Particularly, when an X event or a Y event may occur then the total PDF= PDF [X] + PDF [Y].

The same goes for CDFs ? i.e. total CDF = CDF [X] +CDF [Y] ?


Any help would be useful.
Thanks in advance

 

[Stephen Tashi]

Particularly, when an X event or a Y event may occur then the total PDF= PDF [X] + PDF [Y].

What do you mean by the "total" PDF? - what random variable is the "total" PDF a PDF for?

Are you assuming X and Y are mutually exclusive events?

 

[nikozm]

yes, X and Y are mutually exclusive events. Now, let g = X given a constraint, while g = Y given another constraint.
Then the unconditional (total) PDF of g is well-known to be: PDF [g] = PDF [X] + PDF [Y].

My question, however, is simply if the addition rule for probability density function also holds for CDFs..

Thanks

 

[Stephen Tashi]

yes, X and Y are mutually exclusive events. Now, let g = X given a constraint, while g = Y given another constraint.
Then the unconditional (total) PDF of g is well-known to be: PDF [g] = PDF [X] + PDF [Y].

Can you rephrase that using standard terminology?

"PDFs" are something associated with "random variables". "Events" have "probabilities", not "PDFs".
"Events" can be "mutually exclusive". I've never encountered the term "mutually exclusive" applied to "random variables". How would that be defined?

 

[nikozm]

ok. I m interested in continious random variables, so i refer to PDFs and CDFs in the following:

X and Y are independent random variables. Now, let g = X given a constraint, while g = Y given another constraint.

Then the unconditional (total) PDF of g is well-known to be: PDF [g] = PDF [X] + PDF [Y].
My question, however, is simply if the addition rule for probability density function also holds for CDFs..

Thanks

 

[Stephen Tashi]

I'm sorry, I still don't understand.

let g = X given a constraint, while g = Y given another constraint.

Then the unconditional (total) PDF of g

If g is has a PDF, I assume g must be a random variable. So is "g = X" a constraint that is defined by the equality of two random variables?

Can you give a link or specific example?

 

[nikozm]

ok i will try to be more specific.

Let g = a*X when a> r and g = a*Y when a < r. Assume a, X, Y are independent non-negative random variables and r is non-negative constant value.
Then it holds that: PDF [g] = PDF[a*X, given that a > r] + PDF[a*Y, given that a < r].

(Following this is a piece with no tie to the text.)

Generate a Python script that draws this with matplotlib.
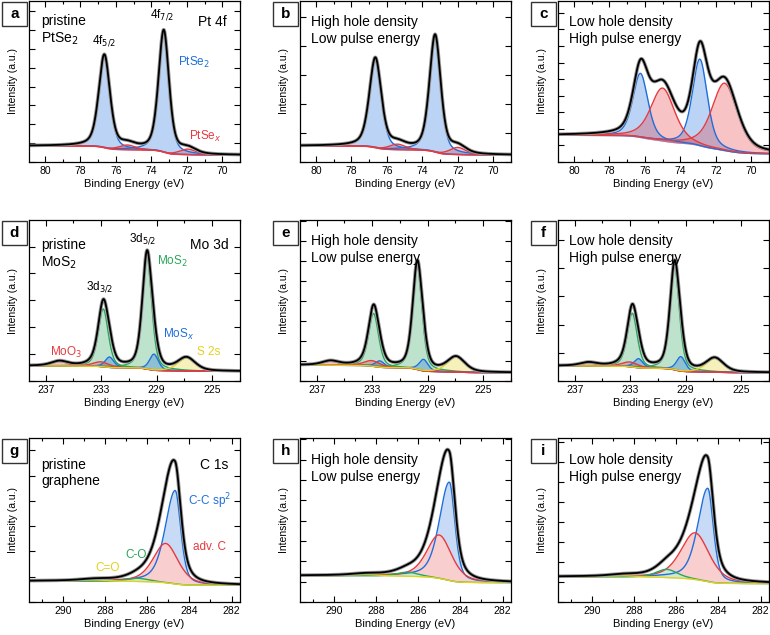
import numpy as np
import matplotlib.pyplot as plt
from matplotlib.colors import to_rgb
from matplotlib.patches import Rectangle
from matplotlib.ticker import MultipleLocator

plt.rcParams['font.family'] = ['Liberation Sans', 'DejaVu Sans']

# ---- fit components ----
# (species, centre eV, height a.u., fwhm eV, high-BE tail factor)
PEAKS_A = [("PtSe2", 76.65, 0.575, 0.75, 1.0), ("PtSe2", 73.30, 0.755, 0.70, 1.0),
           ("PtSex", 75.35, 0.030, 1.10, 1.0), ("PtSex", 71.95, 0.035, 1.10, 1.0)]
PEAKS_B = [("PtSe2", 76.65, 0.555, 0.80, 1.0), ("PtSe2", 73.28, 0.725, 0.75, 1.0),
           ("PtSex", 75.40, 0.035, 1.10, 1.0), ("PtSex", 72.00, 0.045, 1.10, 1.0)]
PEAKS_C = [("PtSe2", 76.25, 0.400, 1.00, 1.0), ("PtSe2", 72.90, 0.540, 1.00, 1.0),
           ("PtSex", 75.00, 0.330, 1.60, 1.0), ("PtSex", 71.50, 0.420, 1.70, 1.0)]

PEAKS_D = [("MoS2", 232.85, 0.360, 0.85, 1.0), ("MoS2", 229.70, 0.700, 0.80, 1.0),
           ("MoSx", 232.40, 0.065, 0.75, 1.0), ("MoSx", 229.20, 0.100, 0.75, 1.0),
           ("MoO3", 236.00, 0.028, 1.40, 1.0), ("MoO3", 233.00, 0.030, 1.40, 1.0),
           ("S2s", 226.85, 0.080, 1.50, 1.0)]
PEAKS_E = [("MoS2", 232.90, 0.330, 0.85, 1.0), ("MoS2", 229.75, 0.645, 0.80, 1.0),
           ("MoSx", 232.45, 0.040, 0.75, 1.0), ("MoSx", 229.30, 0.072, 0.75, 1.0),
           ("MoO3", 236.00, 0.025, 1.40, 1.0), ("MoO3", 233.00, 0.035, 1.40, 1.0),
           ("S2s", 226.95, 0.092, 1.50, 1.0)]
PEAKS_F = [("MoS2", 232.85, 0.335, 0.85, 1.0), ("MoS2", 229.80, 0.640, 0.80, 1.0),
           ("MoSx", 232.40, 0.057, 0.75, 1.0), ("MoSx", 229.35, 0.090, 0.75, 1.0),
           ("MoO3", 236.00, 0.020, 1.40, 1.0), ("MoO3", 233.00, 0.030, 1.40, 1.0),
           ("S2s", 226.90, 0.085, 1.50, 1.0)]

PEAKS_G = [("CC", 284.67, 0.570, 0.62, 1.8), ("advC", 285.12, 0.240, 1.40, 1.0),
           ("CO", 286.45, 0.020, 1.20, 1.0), ("C=O", 288.50, 0.008, 1.50, 1.0)]
PEAKS_H = [("CC", 284.52, 0.600, 0.62, 1.8), ("advC", 285.00, 0.265, 1.40, 1.0),
           ("CO", 286.50, 0.025, 1.20, 1.0), ("C=O", 288.50, 0.008, 1.50, 1.0)]
PEAKS_I = [("CC", 284.50, 0.570, 0.62, 1.8), ("advC", 285.10, 0.285, 1.60, 1.0),
           ("CO", 286.45, 0.050, 1.20, 1.0), ("C=O", 288.50, 0.008, 1.50, 1.0)]

# background level at the high-BE and low-BE end of each panel
BACKGROUNDS = [(0.100, 0.043), (0.100, 0.043), (0.165, 0.050),
               (0.094, 0.060), (0.099, 0.052), (0.094, 0.052),
               (0.127, 0.102), (0.160, 0.118), (0.153, 0.112)]

ROW_XLIM = [(80.9, 69.0), (238.2, 223.0), (291.6, 281.6)]
LETTERS = list("abcdefghi")
CONDITIONS = ["High hole density\nLow pulse energy", "Low hole density\nHigh pulse energy"]

LINE = {"PtSe2": "#1e6fdc", "MoSx": "#1e6fdc", "CC": "#1e6fdc",
        "PtSex": "#e63a3f", "MoO3": "#e63a3f", "advC": "#e63a3f",
        "MoS2": "#2aa55a", "CO": "#2aa55a",
        "S2s": "#e3d21c", "C=O": "#e3d21c"}
ETA = 0.45


def pseudo_voigt(e, centre, height, fwhm, asym):
    w = np.where(e > centre, fwhm * asym, fwhm)
    x = (e - centre) / w
    g = np.exp(-4 * np.log(2) * x ** 2)
    l = 1 / (1 + 4 * x ** 2)
    return height * ((1 - ETA) * g + ETA * l)


def shirley(e, total, hi, lo):
    order = np.argsort(e)
    cum = np.cumsum(total[order])
    bg = np.empty_like(e)
    bg[order] = lo + (hi - lo) * cum / cum[-1]
    return bg


def draw(ax, energy, peaks, bg_levels, opaque):
    comps = [(sp, pseudo_voigt(energy, c, h, w, a)) for sp, c, h, w, a in peaks]
    total = sum(y for _, y in comps)
    bg = shirley(energy, total, *bg_levels)
    for sp, y in comps:
        if opaque:
            rgb = np.array(to_rgb(LINE[sp]))
            ax.fill_between(energy, bg, bg + y, color=1 - 0.25 * (1 - rgb), lw=0)
        else:
            ax.fill_between(energy, bg, bg + y, color=LINE[sp], alpha=0.3, lw=0)
    for sp, y in comps:
        ax.plot(energy, bg + y, color=LINE[sp], lw=1.0)
    ax.plot(energy, bg + total, color='0.6', lw=2.6)
    ax.plot(energy, bg + total, color='k', lw=1.3)


W, H = 770, 635
fig = plt.figure(figsize=(W / 100, H / 100), dpi=100)

col_left = [29, 300, 558]
row_top = [1, 220, 438]
row_bot = [162, 381, 602]
ytick_step = [0.117, 0.18, 0.103, 0.167, 0.124, 0.175, 0.154, 0.124, 0.122]
all_peaks = [PEAKS_A, PEAKS_B, PEAKS_C, PEAKS_D, PEAKS_E, PEAKS_F, PEAKS_G, PEAKS_H, PEAKS_I]

axes = []
for k in range(9):
    r, c = divmod(k, 3)
    left, top, bot = col_left[c], row_top[r], row_bot[r]
    ax = fig.add_axes([left / W, 1 - bot / H, 211 / W, (bot - top) / H])
    axes.append(ax)
    energy = np.linspace(ROW_XLIM[r][0], ROW_XLIM[r][1], 900)
    draw(ax, energy, all_peaks[k], BACKGROUNDS[k], opaque=(r == 2))
    ax.set_xlim(*ROW_XLIM[r])
    ax.set_ylim(0, 1)
    if r == 1:
        ax.set_xticks([237, 233, 229, 225])
        ax.set_xticks([235, 231, 227, 223], minor=True)
    else:
        ax.xaxis.set_major_locator(MultipleLocator(2))
        ax.xaxis.set_minor_locator(MultipleLocator(1))
    ax.yaxis.set_major_locator(MultipleLocator(ytick_step[k]))
    ax.set_yticklabels([])
    ax.tick_params(which='both', direction='in', top=True, right=True, width=0.8,
                   labelsize=7.5, pad=3)
    ax.tick_params(which='major', length=4)
    ax.tick_params(which='minor', length=2.5)
    for s in ax.spines.values():
        s.set_linewidth(0.9)
    ax.set_xlabel('Binding Energy (eV)', fontsize=8, labelpad=2)
    ax.set_ylabel('Intensity (a.u.)', fontsize=7.5, labelpad=5)

    # panel letter box
    bx = (left - 27) / W
    by = 1 - (top + 25) / H
    fig.add_artist(Rectangle((bx, by), 25 / W, 24 / H, transform=fig.transFigure,
                             fill=False, lw=1.0, color='#333333'))
    fig.text(bx + 12.5 / W, by + 12 / H, LETTERS[k], ha='center', va='center',
             fontsize=11, fontweight='bold')

    if c > 0:
        ax.text(0.05, 0.91, CONDITIONS[c - 1], transform=ax.transAxes, ha='left',
                va='top', fontsize=10, linespacing=1.25)

a, b, cc, d, e, f, g, h, i = axes

a.text(0.057, 0.92, 'pristine\nPtSe$_2$', transform=a.transAxes, va='top', fontsize=10,
       linespacing=1.25)
a.text(0.935, 0.91, 'Pt 4f', transform=a.transAxes, va='top', ha='right', fontsize=10)
a.text(0.63, 0.87, '4f$_{7/2}$', transform=a.transAxes, ha='center', va='bottom', fontsize=8.5)
a.text(0.355, 0.71, '4f$_{5/2}$', transform=a.transAxes, ha='center', va='bottom', fontsize=8.5)
a.text(0.705, 0.62, 'PtSe$_2$', transform=a.transAxes, va='center', fontsize=8.5,
       color=LINE["PtSe2"])
a.text(0.76, 0.16, 'PtSe$_x$', transform=a.transAxes, va='center', fontsize=8.5,
       color=LINE["PtSex"])

d.text(0.057, 0.89, 'pristine\nMoS$_2$', transform=d.transAxes, va='top', fontsize=10,
       linespacing=1.25)
d.text(0.945, 0.89, 'Mo 3d', transform=d.transAxes, va='top', ha='right', fontsize=10)
d.text(0.54, 0.84, '3d$_{5/2}$', transform=d.transAxes, ha='center', va='bottom', fontsize=8.5)
d.text(0.337, 0.54, '3d$_{3/2}$', transform=d.transAxes, ha='center', va='bottom', fontsize=8.5)
d.text(0.607, 0.74, 'MoS$_2$', transform=d.transAxes, va='center', fontsize=8.5,
       color=LINE["MoS2"])
d.text(0.635, 0.29, 'MoS$_x$', transform=d.transAxes, va='center', fontsize=8.5,
       color=LINE["MoSx"])
d.text(0.10, 0.18, 'MoO$_3$', transform=d.transAxes, va='center', fontsize=8.5,
       color=LINE["MoO3"])
d.text(0.796, 0.18, 'S 2s', transform=d.transAxes, va='center', fontsize=8.5,
       color=LINE["S2s"])

g.text(0.057, 0.88, 'pristine\ngraphene', transform=g.transAxes, va='top', fontsize=10,
       linespacing=1.25)
g.text(0.945, 0.88, 'C 1s', transform=g.transAxes, va='top', ha='right', fontsize=10)
g.text(0.754, 0.616, 'C-C sp$^2$', transform=g.transAxes, va='center', fontsize=8.5,
       color=LINE["CC"])
g.text(0.777, 0.335, 'adv. C', transform=g.transAxes, va='center', fontsize=8.5,
       color=LINE["advC"])
g.text(0.455, 0.287, 'C-O', transform=g.transAxes, va='center', fontsize=8.5,
       color=LINE["CO"])
g.text(0.313, 0.207, 'C=O', transform=g.transAxes, va='center', fontsize=8.5,
       color=LINE["C=O"])

fig.savefig('out.png', dpi=100)
plt.close(fig)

I am just wondering if the above formula also holds if we substitute PDFs with CDFs..

 

[Stephen Tashi]

Then it holds that: PDF [g] = PDF[a*X, given that a > r] + PDF[a*Y, given that a < r].

If A and B are events then
Probability(A) = Probability(A and B) + Probability (A and not-B).
Probability(A) = Probability(A given B) Probability(B) + Probability(A given not-B) Probability(not-B)

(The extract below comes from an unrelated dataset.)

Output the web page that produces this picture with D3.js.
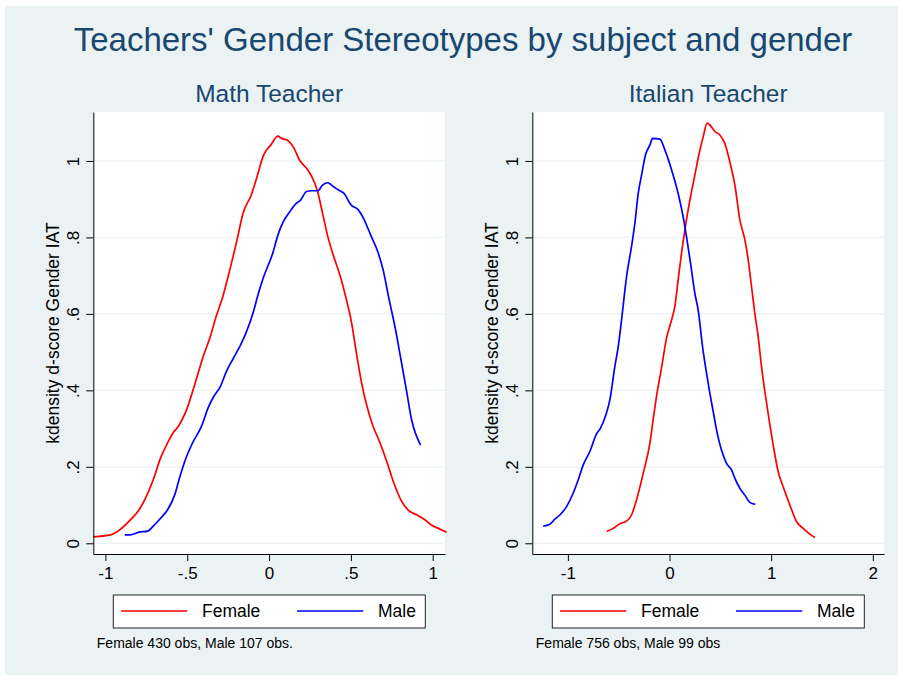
<!DOCTYPE html>
<html>
<head>
<style>
  body { margin: 0; background: #fff; }
  text { font-family: "Liberation Sans", Arial, sans-serif; }
</style>
</head>
<body>
<svg id="chart" width="903" height="681"></svg>
<script src="https://cdn.jsdelivr.net/npm/d3@7"></script>
<script>
// kdensity curves, [d-score, density]
var mathFemale = [[-1.072,0.017],[-0.969,0.022],[-0.926,0.031],[-0.839,0.065],[-0.795,0.087],[-0.741,0.131],[-0.708,0.166],[-0.664,0.222],[-0.621,0.262],[-0.588,0.288],[-0.556,0.305],[-0.501,0.353],[-0.458,0.410],[-0.403,0.488],[-0.359,0.541],[-0.327,0.588],[-0.283,0.645],[-0.240,0.715],[-0.196,0.793],[-0.159,0.863],[-0.109,0.911],[-0.076,0.955],[-0.033,1.016],[0.011,1.042],[0.054,1.065],[0.076,1.059],[0.109,1.055],[0.153,1.033],[0.185,1.003],[0.229,0.981],[0.261,0.959],[0.294,0.924],[0.327,0.863],[0.359,0.802],[0.392,0.754],[0.436,0.697],[0.468,0.645],[0.501,0.584],[0.534,0.497],[0.566,0.418],[0.599,0.357],[0.632,0.310],[0.675,0.266],[0.719,0.214],[0.763,0.157],[0.806,0.113],[0.850,0.087],[0.904,0.074],[0.948,0.063],[0.991,0.048],[1.035,0.039],[1.085,0.029]];
var mathMale = [[-0.882,0.022],[-0.850,0.022],[-0.795,0.029],[-0.741,0.032],[-0.708,0.045],[-0.664,0.065],[-0.621,0.087],[-0.577,0.126],[-0.545,0.174],[-0.512,0.218],[-0.468,0.262],[-0.414,0.305],[-0.370,0.357],[-0.338,0.384],[-0.298,0.410],[-0.261,0.449],[-0.218,0.484],[-0.174,0.519],[-0.142,0.549],[-0.098,0.602],[-0.065,0.654],[-0.033,0.697],[0.022,0.758],[0.054,0.806],[0.087,0.841],[0.120,0.863],[0.163,0.888],[0.190,0.896],[0.229,0.920],[0.261,0.922],[0.298,0.922],[0.327,0.937],[0.359,0.943],[0.392,0.933],[0.425,0.924],[0.458,0.915],[0.501,0.885],[0.545,0.872],[0.577,0.850],[0.621,0.806],[0.664,0.763],[0.697,0.715],[0.730,0.645],[0.773,0.558],[0.806,0.480],[0.839,0.401],[0.871,0.323],[0.926,0.257]];
var italianFemale = [[-0.620,0.031],[-0.554,0.039],[-0.489,0.051],[-0.423,0.058],[-0.374,0.074],[-0.325,0.113],[-0.259,0.183],[-0.193,0.262],[-0.161,0.323],[-0.128,0.384],[-0.079,0.458],[-0.030,0.536],[0.020,0.584],[0.052,0.619],[0.085,0.689],[0.118,0.759],[0.151,0.820],[0.207,0.907],[0.249,0.963],[0.292,1.020],[0.331,1.063],[0.370,1.099],[0.397,1.094],[0.446,1.077],[0.495,1.068],[0.544,1.046],[0.593,0.998],[0.643,0.937],[0.692,0.846],[0.741,0.794],[0.774,0.741],[0.807,0.671],[0.839,0.602],[0.872,0.541],[0.905,0.462],[0.938,0.397],[0.970,0.340],[1.020,0.257],[1.069,0.187],[1.118,0.148],[1.184,0.100],[1.249,0.057],[1.315,0.039],[1.380,0.024],[1.430,0.015]];
var italianMale = [[-1.243,0.045],[-1.177,0.050],[-1.128,0.063],[-1.079,0.074],[-1.013,0.096],[-0.948,0.131],[-0.898,0.166],[-0.849,0.205],[-0.784,0.240],[-0.718,0.286],[-0.679,0.301],[-0.626,0.336],[-0.587,0.375],[-0.538,0.462],[-0.505,0.514],[-0.472,0.584],[-0.423,0.697],[-0.374,0.776],[-0.341,0.837],[-0.308,0.915],[-0.275,0.963],[-0.236,1.016],[-0.193,1.042],[-0.167,1.059],[-0.095,1.057],[-0.046,1.029],[0.020,0.977],[0.085,0.915],[0.134,0.854],[0.167,0.802],[0.207,0.732],[0.249,0.654],[0.282,0.610],[0.325,0.514],[0.364,0.445],[0.397,0.392],[0.430,0.344],[0.469,0.288],[0.511,0.244],[0.561,0.209],[0.610,0.192],[0.643,0.170],[0.692,0.144],[0.741,0.126],[0.790,0.107],[0.843,0.102]];

var yTicks = [0, 0.2, 0.4, 0.6, 0.8, 1];
var mathXTicks = [-1, -0.5, 0, 0.5, 1];
var italianXTicks = [-1, 0, 1, 2];
var seriesNames = ["Female", "Male"];
var mathNote = "Female 430 obs, Male 107 obs.";
var italianNote = "Female 756 obs, Male 99 obs";

var svg = d3.select("#chart");
var bg = "#eaf2f3", navy = "#1a476f";
var colors = ["#ff0000", "#0000ff"];

svg.append("rect").attr("x", 5).attr("y", 6).attr("width", 893).attr("height", 669).attr("fill", bg);

svg.append("text").attr("x", 463).attr("y", 51).attr("text-anchor", "middle")
    .attr("fill", navy).style("font-size", "33px")
    .text("Teachers' Gender Stereotypes by subject and gender");

// strip leading zero like Stata does
function stataFmt(d) {
    if (d === 0) return "0";
    return String(d).replace(/^(-?)0\./, "$1.");
}

var panels = [
    { title: "Math Teacher", left: 93.3, right: 445, xdom: [-1.074, 1.075], xticks: mathXTicks, series: [mathFemale, mathMale], note: mathNote },
    { title: "Italian Teacher", left: 532.3, right: 884, xdom: [-1.35, 2.11], xticks: italianXTicks, series: [italianFemale, italianMale], note: italianNote }
];

var plotTop = 112, plotBottom = 554;

panels.forEach(function (p) {
    var x = d3.scaleLinear().domain(p.xdom).range([p.left, p.right]);
    var y = d3.scaleLinear().domain([-0.028, 1.128]).range([plotBottom, plotTop]);
    var mid = (p.left + p.right) / 2;

    svg.append("text").attr("x", mid).attr("y", 102).attr("text-anchor", "middle")
        .attr("fill", navy).style("font-size", "24.5px").text(p.title);

    svg.append("rect").attr("x", p.left).attr("y", plotTop)
        .attr("width", p.right - p.left).attr("height", plotBottom - plotTop).attr("fill", "#fff");

    // gridlines
    svg.append("g").selectAll("line").data(yTicks).join("line")
        .attr("x1", p.left).attr("x2", p.right)
        .attr("y1", function (d) { return y(d); }).attr("y2", function (d) { return y(d); })
        .attr("stroke", bg).attr("stroke-width", 1.2);

    var line = d3.line().curve(d3.curveMonotoneX)
        .x(function (d) { return x(d[0]); })
        .y(function (d) { return y(d[1]); });

    p.series.forEach(function (s, i) {
        svg.append("path").datum(s).attr("fill", "none").attr("stroke", colors[i])
            .attr("stroke-width", 1.7).attr("stroke-linejoin", "round").attr("d", line);
    });

    var xa = svg.append("g").attr("transform", "translate(0," + plotBottom + ")")
        .call(d3.axisBottom(x).tickValues(p.xticks).tickFormat(stataFmt).tickSize(7).tickPadding(6).tickSizeOuter(0));
    var ya = svg.append("g").attr("transform", "translate(" + p.left + ",0)")
        .call(d3.axisLeft(y).tickValues(yTicks).tickFormat(stataFmt).tickSize(7).tickSizeOuter(0));
    [xa, ya].forEach(function (a) {
        a.select(".domain").attr("stroke", "#000");
        a.selectAll(".tick line").attr("stroke", "#000");
        a.selectAll(".tick text").attr("fill", "#000").style("font-size", "17px")
            .style("font-family", '"Liberation Sans", Arial, sans-serif');
    });
    ya.selectAll(".tick text").attr("x", 0).attr("dy", 0).attr("text-anchor", "middle")
        .attr("transform", "translate(-14,0) rotate(-90)");

    svg.append("text").attr("transform", "translate(" + (p.left - 34) + "," + ((plotTop + plotBottom) / 2) + ") rotate(-90)")
        .attr("text-anchor", "middle").style("font-size", "17.5px").attr("fill", "#000")
        .text("kdensity d-score Gender IAT");

    // legend
    var lx = p.left + 20;
    var lg = svg.append("g").attr("transform", "translate(" + lx + ",595)");
    lg.append("rect").attr("width", 312).attr("height", 33).attr("fill", "#fff")
        .attr("stroke", "#222").attr("stroke-width", 1);
    seriesNames.forEach(function (n, i) {
        var ox = i * 176;
        lg.append("line").attr("x1", 7.7 + ox).attr("x2", 74 + ox).attr("y1", 16).attr("y2", 16)
            .attr("stroke", colors[i]).attr("stroke-width", 1.6);
        lg.append("text").attr("x", 88.7 + ox).attr("y", 22.3).style("font-size", "17.5px")
            .attr("fill", "#000").text(n);
    });

    svg.append("text").attr("x", p.left + 3.5).attr("y", 648).style("font-size", "14px")
        .attr("fill", "#000").text(p.note);
});
</script>
</body>
</html>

So I don't see why the result isn't

PDF[g](s) = PDF[a*X | a > r)](s) Probability( a > r) + PDF[a*Y| a < r)](s) Probability(a < r)

 

[nikozm]

Can you just tell me if the addition rule for probabilities stands also for CDFs in general ?

 

[Stephen Tashi]

Can you just tell me if the addition rule for probabilities stands also for CDFs in general ?

First we have to get straight what you mean by "the addition rule" as applied to PDFs. If f and g are PDFs then f + g won't be a PDF since the integral of f+g over the real line will be 2 instead of 1.

 

[nikozm]

http://en.wikipedia.org/wiki/Probability_axioms#More_consequences

 

[Stephen Tashi]

Are you're referring to $P(A \cup B) = P(A) + P(B) - P(A \cap B)$?

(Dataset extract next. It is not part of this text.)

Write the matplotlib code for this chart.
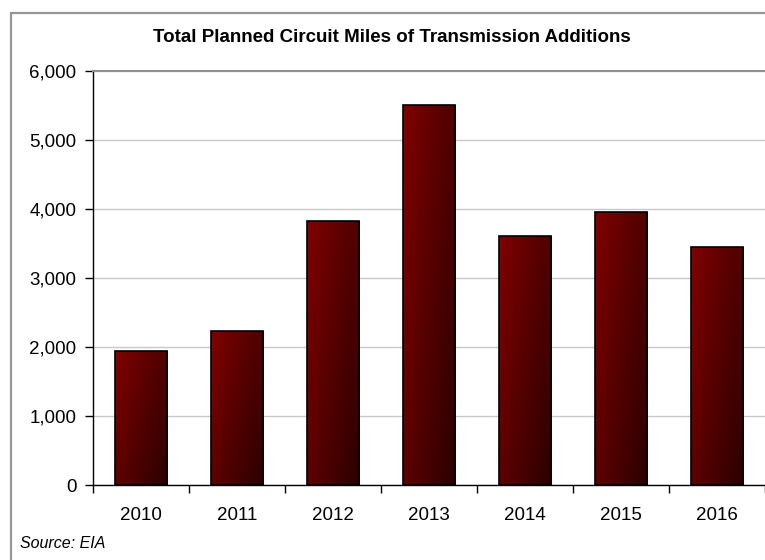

I don't understand how you intend to apply that a PDF or CDF. If you are referring to a "well known" result about PDFs then please give a link to this result about PDFs.

If you are asking about a situation involving two different random variables X,Y then you are dealing with a joint density function h(x,y) of two variables. Some authors define the "joint cumulative distribution" for the joint density. Are you asking a question about the joint cumulative distribution?